Gunmen on motorcycle taxis killed an Islamic cleric Saturday in northern Nigeria who had been an outspoken critic of a radical Muslim sect blamed for a rash of recent shootings, a police commissioner said.
Authorities believe Sheikh Bashir Mustapha was slain by members of the sect called Boko Haram, which means "Western education is sacrilege" in the local Hausa language.
The group is campaigning for the implementation of strict Shariah law, and officials believe members are behind a rash of killings committed by Kalashnikov-carrying men riding motorcycle taxis.
Commissioner Ibrahim Abdu said the killing of a renowned Islamic cleric, however, takes on "a different dimension." He said six armed suspects on motorcycle taxis stormed the cleric's home around 10 a.m. Saturday and also killed his personal assistant.
Many of the recent killings have targeted those who testified against Boko Haram members in open court after a 2009 riot that sparked a security crackdown that left more than 700 people dead.
In recent months, rumors about the group rearming have spread throughout northern Nigeria, though its former leader died in police custody after the 2009 riot in what human rights activists described as an extrajudicial killing.
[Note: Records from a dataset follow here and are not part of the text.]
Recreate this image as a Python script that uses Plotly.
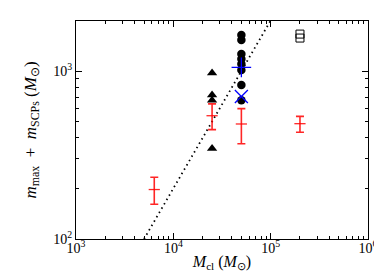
import plotly.graph_objects as go

# data
tri_x = [2.5e4, 2.5e4, 2.5e4, 2.5e4]
tri_y = [973, 720, 671, 346]
circ_x = [5e4] * 8
circ_y = [1637, 1531, 1262, 1178, 1101, 1014, 826, 671]
plus_x = [5e4]
plus_y = [1052]
cross_x = [5e4]
cross_y = [706]
sq_x = [2e5, 2e5]
sq_y = [1660, 1572]
err_x = [6370, 2.5e4, 5e4, 2e5]
err_y = [197, 542, 484, 486]
err_hi = [233, 638, 597, 537]
err_lo = [161, 448, 369, 432]
line_x = [5000, 1e5]
line_y = [100, 2000]
x_ticks = [1e3, 1e4, 1e5, 1e6]
x_ticktext = ["10<sup>3</sup>", "10<sup>4</sup>", "10<sup>5</sup>", "10<sup>6</sup>"]
y_ticks = [100, 1000]
y_ticktext = ["10<sup>2</sup>", "10<sup>3</sup>"]

fig = go.Figure()
fig.add_trace(go.Scatter(x=line_x, y=line_y, mode="lines",
                         line=dict(color="black", width=1.8, dash="1.5px,3.5px")))
fig.add_trace(go.Scatter(x=tri_x, y=tri_y, mode="markers",
                         marker=dict(symbol="triangle-up", size=9, color="black")))
fig.add_trace(go.Scatter(x=circ_x, y=circ_y, mode="markers",
                         marker=dict(symbol="circle", size=8.5, color="black")))
fig.add_trace(go.Scatter(x=sq_x, y=sq_y, mode="markers",
                         marker=dict(symbol="square-open", size=8, color="black",
                                     line=dict(width=1, color="black"))))
fig.add_trace(go.Scatter(x=plus_x, y=plus_y, mode="markers",
                         marker=dict(symbol="cross-thin", size=14,
                                     line=dict(width=1.3, color="blue"))))
fig.add_trace(go.Scatter(x=cross_x, y=cross_y, mode="markers",
                         marker=dict(symbol="x-thin", size=13,
                                     line=dict(width=1.3, color="blue"))))
fig.add_trace(go.Scatter(
    x=err_x, y=err_y, mode="markers",
    marker=dict(symbol="line-ew", size=8, line=dict(width=1.3, color="rgba(255,0,0,0.85)")),
    error_y=dict(type="data", symmetric=False,
                 array=[h - c for h, c in zip(err_hi, err_y)],
                 arrayminus=[c - l for c, l in zip(err_y, err_lo)],
                 color="rgba(255,0,0,0.85)", thickness=1.6, width=4)))

minor_x = [m * 10 ** e for e in range(3, 6) for m in range(2, 10)]
minor_y = [m * 10 ** e for e in range(2, 4) for m in range(2, 10)]

axis_common = dict(type="log", showline=True, linecolor="black", linewidth=1.2,
                   mirror="ticks", ticks="inside", ticklen=6, tickwidth=1,
                   tickcolor="black", showgrid=False, zeroline=False,
                   tickfont=dict(family="Liberation Serif", size=14, color="black"))

fig.update_xaxes(**axis_common, range=[3, 6], tickmode="array", tickvals=x_ticks,
                 ticktext=x_ticktext, ticklabelstandoff=-4,
                 minor=dict(tickmode="array", tickvals=minor_x, ticks="inside",
                            ticklen=3, tickcolor="black", showgrid=False),
                 title=dict(text="<i>M</i><sub>cl</sub> (<i>M</i><sub>⊙</sub>)",
                            font=dict(family="Liberation Serif", size=16, color="black"),
                            standoff=0))
fig.update_yaxes(**axis_common, range=[2, 3.298], tickmode="array", tickvals=y_ticks,
                 ticktext=y_ticktext,
                 minor=dict(tickmode="array", tickvals=minor_y, ticks="inside",
                            ticklen=3, tickcolor="black", showgrid=False),
                 title=dict(text="<i>m</i><sub>max</sub>&nbsp; + &nbsp;<i>m</i><sub>SCPs</sub> (<i>M</i><sub>⊙</sub>)",
                            font=dict(family="Liberation Serif", size=17, color="black"),
                            standoff=12))

fig.update_layout(width=382, height=273, showlegend=False,
                  margin=dict(l=68, r=15, t=13, b=42),
                  plot_bgcolor="white", paper_bgcolor="white")

fig.write_html("out.html")
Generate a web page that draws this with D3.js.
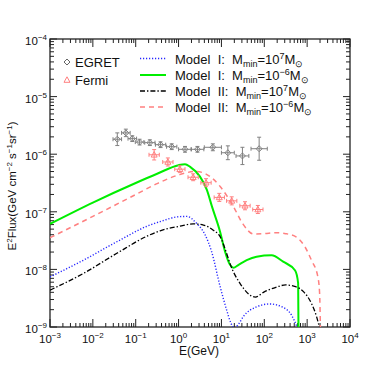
<!DOCTYPE html>
<html>
<head>
<meta charset="utf-8">
<script src="https://cdn.jsdelivr.net/npm/d3@7"></script>
<style>
  body { margin: 0; background: #fff; }
  text { font-family: "Liberation Sans", Arial, sans-serif; fill: #111; white-space: pre; }
</style>
</head>
<body>
<div id="chart"></div>
<script type="text/javascript">
  const width = 374,
    height = 374;

  // data (log10 E [GeV], log10 E^2 flux)
  const egretLogE = [-1.43, -1.23, -1.08, -0.91, -0.67, -0.42, -0.16, 0.15, 0.44, 0.80, 1.15, 1.49, 1.88];
  const egretLogF = [-5.74, -5.63, -5.73, -5.79, -5.80, -5.835, -5.87, -5.915, -5.915, -5.88, -5.975, -6.03, -5.905];
  const egretErrE = [0.10, 0.10, 0.10, 0.10, 0.12, 0.12, 0.12, 0.15, 0.15, 0.2, 0.15, 0.15, 0.19];
  const egretErrF = [0.11, 0.065, 0.05, 0.05, 0.05, 0.05, 0.05, 0.05, 0.05, 0.06, 0.12, 0.15, 0.2];

  const fermiLogE = [-0.57, -0.25, 0.03, 0.34, 0.64, 0.95, 1.24, 1.55, 1.85];
  const fermiLogF = [-6.01, -6.135, -6.26, -6.40, -6.495, -6.75, -6.81, -6.895, -6.96];
  const fermiErrE = [0.12, 0.12, 0.12, 0.12, 0.12, 0.12, 0.12, 0.12, 0.12];
  const fermiErrF = [0.09, 0.07, 0.06, 0.06, 0.07, 0.07, 0.07, 0.07, 0.07];

  const model1HighE = [-3, -2.22, -1.44, -0.67, -0.43, 0, 0.19, 0.42, 0.62, 0.77, 0.97, 1.12, 1.22, 1.3, 1.4, 1.51, 1.82, 2.13, 2.44, 2.64, 2.76, 2.82];
  const model1HighF = [-8.13, -7.84, -7.52, -7.23, -7.17, -7.085, -7.08, -7.2, -7.40, -7.69, -8.3, -8.7, -8.93, -9.02, -8.95, -8.82, -8.65, -8.6, -8.66, -8.8, -9.0, -9.15];

  const model1LowE = [-3, -2, -1, -0.5, 0, 0.15, 0.27, 0.5, 0.66, 0.78, 0.97, 1.08, 1.2, 1.28, 1.4, 1.59, 1.82, 2.17, 2.44, 2.72, 2.79, 2.80];
  const model1LowF = [-7.21, -6.84, -6.50, -6.34, -6.19, -6.175, -6.22, -6.39, -6.62, -6.91, -7.35, -7.68, -7.92, -7.97, -7.92, -7.84, -7.78, -7.755, -7.866, -8.02, -8.24, -9.2];

  const model2HighE = [-3, -2.22, -1.44, -0.67, -0.43, 0.03, 0.34, 0.58, 0.81, 0.97, 1.12, 1.2, 1.44, 1.79, 2.0, 2.27, 2.5, 2.73, 2.92, 3.1, 3.22, 3.3];
  const model2HighF = [-8.36, -8.07, -7.72, -7.40, -7.33, -7.25, -7.21, -7.23, -7.32, -7.43, -7.72, -7.9, -8.25, -8.48, -8.39, -8.31, -8.27, -8.30, -8.39, -8.59, -8.82, -9.05];

  const model2LowE = [-3, -2, -1, -0.5, 0, 0.4, 0.6, 0.97, 1.28, 1.5, 1.75, 2.0, 2.25, 2.5, 2.75, 2.95, 3.1, 3.25, 3.29, 3.31];
  const model2LowF = [-7.45, -7.08, -6.70, -6.51, -6.36, -6.30, -6.33, -6.56, -6.91, -7.21, -7.385, -7.38, -7.363, -7.38, -7.44, -7.61, -7.84, -8.13, -8.4, -9.05];

  const xTicks = [-3, -2, -1, 0, 1, 2, 3, 4];
  const yTicks = [-9, -8, -7, -6, -5, -4];

  const svg = d3.select("#chart").append("svg")
    .attr("width", width)
    .attr("height", height);

  const x = d3.scaleLog().domain([1e-3, 1e4]).range([50, 350]);
  const y = d3.scaleLog().domain([1e-9, 1e-4]).range([327, 39]);
  const p10 = function(v) { return Math.pow(10, v); };

  svg.append("clipPath").attr("id", "clip")
    .append("rect").attr("x", 50).attr("y", 39).attr("width", 300).attr("height", 288);

  // ticks, all pointing inwards on the four sides
  const minorX = [], minorY = [];
  for (let d = -3; d < 4; d++) for (let k = 2; k < 10; k++) minorX.push(k * p10(d));
  for (let d = -9; d < -4; d++) for (let k = 2; k < 10; k++) minorY.push(k * p10(d));

  const ticks = svg.append("g").attr("stroke", "#222").attr("stroke-width", 1);
  xTicks.forEach(function(t) {
    ticks.append("line").attr("x1", x(p10(t))).attr("x2", x(p10(t))).attr("y1", 327).attr("y2", 319);
    ticks.append("line").attr("x1", x(p10(t))).attr("x2", x(p10(t))).attr("y1", 39).attr("y2", 47);
  });
  minorX.forEach(function(t) {
    ticks.append("line").attr("x1", x(t)).attr("x2", x(t)).attr("y1", 327).attr("y2", 323);
    ticks.append("line").attr("x1", x(t)).attr("x2", x(t)).attr("y1", 39).attr("y2", 43);
  });
  yTicks.forEach(function(t) {
    ticks.append("line").attr("y1", y(p10(t))).attr("y2", y(p10(t))).attr("x1", 50).attr("x2", 57);
    ticks.append("line").attr("y1", y(p10(t))).attr("y2", y(p10(t))).attr("x1", 350).attr("x2", 343);
  });
  minorY.forEach(function(t) {
    ticks.append("line").attr("y1", y(t)).attr("y2", y(t)).attr("x1", 50).attr("x2", 54);
    ticks.append("line").attr("y1", y(t)).attr("y2", y(t)).attr("x1", 350).attr("x2", 346);
  });

  svg.append("rect")
    .attr("x", 50).attr("y", 39).attr("width", 300).attr("height", 288)
    .attr("fill", "none").attr("stroke", "#222").attr("stroke-width", 1.3);

  // tick labels
  xTicks.forEach(function(t) {
    const lab = svg.append("text").attr("x", x(p10(t))).attr("y", 342.5)
      .attr("text-anchor", "middle").style("font-size", "11.5px");
    lab.append("tspan").text("10");
    lab.append("tspan").attr("dy", -5).style("font-size", "8px").text(t < 0 ? "\u2212" + (-t) : t);
  });
  yTicks.forEach(function(t) {
    const lab = svg.append("text").attr("x", 47).attr("y", y(p10(t)) + 6)
      .attr("text-anchor", "end").style("font-size", "11.5px");
    lab.append("tspan").text("10");
    lab.append("tspan").attr("dy", -5).style("font-size", "8px").text("\u2212" + (-t));
  });

  svg.append("text").attr("x", 199).attr("y", 355)
    .attr("text-anchor", "middle").style("font-size", "12px").text("E(GeV)");

  const yt = svg.append("text")
    .attr("transform", "translate(16,186) rotate(-90)")
    .attr("text-anchor", "middle").style("font-size", "11.5px");
  yt.append("tspan").text("E");
  yt.append("tspan").attr("dy", -4).style("font-size", "8px").text("2");
  yt.append("tspan").attr("dy", 4).text("Flux(GeV cm");
  yt.append("tspan").attr("dy", -4).style("font-size", "8px").text("\u22122");
  yt.append("tspan").attr("dy", 4).text(" s");
  yt.append("tspan").attr("dy", -4).style("font-size", "8px").text("\u22121");
  yt.append("tspan").attr("dy", 4).text("sr");
  yt.append("tspan").attr("dy", -4).style("font-size", "8px").text("\u22121");
  yt.append("tspan").attr("dy", 4).text(")");

  // model curves
  const line = d3.line()
    .x(function(d) { return x(p10(d[0])); })
    .y(function(d) { return y(p10(d[1])); })
    .curve(d3.curveMonotoneX);

  const models = [
    { e: model1HighE, f: model1HighF, color: "#2626ff", dash: "1.2,1.8", w: 1.4 },
    { e: model1LowE, f: model1LowF, color: "#00ee00", dash: null, w: 2 },
    { e: model2HighE, f: model2HighF, color: "#000000", dash: "5,2,1.4,2", w: 1.3 },
    { e: model2LowE, f: model2LowF, color: "#ff8080", dash: "5,4", w: 1.5 }
  ];

  const curves = svg.append("g").attr("clip-path", "url(#clip)");
  models.forEach(function(m) {
    curves.append("path")
      .datum(m.e.map(function(v, i) { return [v, m.f[i]]; }))
      .attr("d", line)
      .attr("fill", "none")
      .attr("stroke", m.color)
      .attr("stroke-width", m.w)
      .attr("stroke-dasharray", m.dash);
  });

  // data points with error bars
  function drawPoints(le, lf, ee, ef, color, marker) {
    const g = svg.append("g").attr("stroke", color).attr("fill", "none").attr("stroke-width", 1);
    le.forEach(function(v, i) {
      const cx = x(p10(v)), cy = y(p10(lf[i]));
      const x0 = x(p10(v - ee[i])), x1 = x(p10(v + ee[i]));
      const y0 = y(p10(lf[i] - ef[i])), y1 = y(p10(lf[i] + ef[i]));
      g.append("line").attr("x1", x0).attr("x2", x1).attr("y1", cy).attr("y2", cy);
      g.append("line").attr("x1", cx).attr("x2", cx).attr("y1", y0).attr("y2", y1);
      g.append("line").attr("x1", cx - 2).attr("x2", cx + 2).attr("y1", y0).attr("y2", y0);
      g.append("line").attr("x1", cx - 2).attr("x2", cx + 2).attr("y1", y1).attr("y2", y1);
      g.append("line").attr("x1", x0).attr("x2", x0).attr("y1", cy - 2).attr("y2", cy + 2);
      g.append("line").attr("x1", x1).attr("x2", x1).attr("y1", cy - 2).attr("y2", cy + 2);
      g.append("path").attr("d", marker(cx, cy));
    });
  }
  const diamond = function(cx, cy) {
    return "M" + cx + "," + (cy - 3) + "L" + (cx + 3) + "," + cy + "L" + cx + "," + (cy + 3) + "L" + (cx - 3) + "," + cy + "Z";
  };
  const triangle = function(cx, cy) {
    return "M" + cx + "," + (cy - 3.2) + "L" + (cx + 3) + "," + (cy + 2.3) + "L" + (cx - 3) + "," + (cy + 2.3) + "Z";
  };
  drawPoints(egretLogE, egretLogF, egretErrE, egretErrF, "#808080", diamond);
  drawPoints(fermiLogE, fermiLogF, fermiErrE, fermiErrF, "#ff8080", triangle);

  // legend, data
  svg.append("path").attr("d", diamond(67, 62)).attr("fill", "none").attr("stroke", "#666");
  svg.append("text").attr("x", 75).attr("y", 67).style("font-size", "13px").text("EGRET");
  svg.append("path").attr("d", triangle(67, 80)).attr("fill", "none").attr("stroke", "#ff8080");
  svg.append("text").attr("x", 75).attr("y", 85).style("font-size", "13px").text("Fermi");

  // legend, models
  const legendRows = [
    { label: "Model  I:  M", exp: "7" },
    { label: "Model  I:  M", exp: "\u22126" },
    { label: "Model  II:  M", exp: "7" },
    { label: "Model  II:  M", exp: "\u22126" }
  ];
  const rowY = [58.5, 75, 91, 107];
  legendRows.forEach(function(r, i) {
    const m = models[i];
    svg.append("line").attr("x1", 140).attr("x2", 166).attr("y1", rowY[i]).attr("y2", rowY[i])
      .attr("stroke", m.color).attr("stroke-width", m.w).attr("stroke-dasharray", m.dash);
    const t = svg.append("text").attr("x", 175).attr("y", rowY[i] + 5).style("font-size", "13px");
    t.append("tspan").text(r.label);
    t.append("tspan").attr("dy", 3).style("font-size", "9px").text("min");
    t.append("tspan").attr("dy", -3).text("=10");
    t.append("tspan").attr("dy", -5).style("font-size", "9px").text(r.exp);
    t.append("tspan").attr("dy", 5).text("M");
    t.append("tspan").attr("dy", 3).style("font-size", "9px").text("\u2299");
  });
</script>
</body>
</html>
A video recording released in late June showed a Boko Haram leader calling for new violence as the one-year anniversary of their attack neared.
In September, the sect launched a coordinated attack on a federal prison in Bauchi that held many of its followers arrested following last year's riot. The raid freed about 750 prisoners _ many of whom were members of the sect that still remain at large.
Nigeria, a nation of 150 million people, is divided between the Christian-dominated south and the Muslim north. A dozen states across Nigeria's north already have Shariah law in place, though the area remains under the control of secular state governments.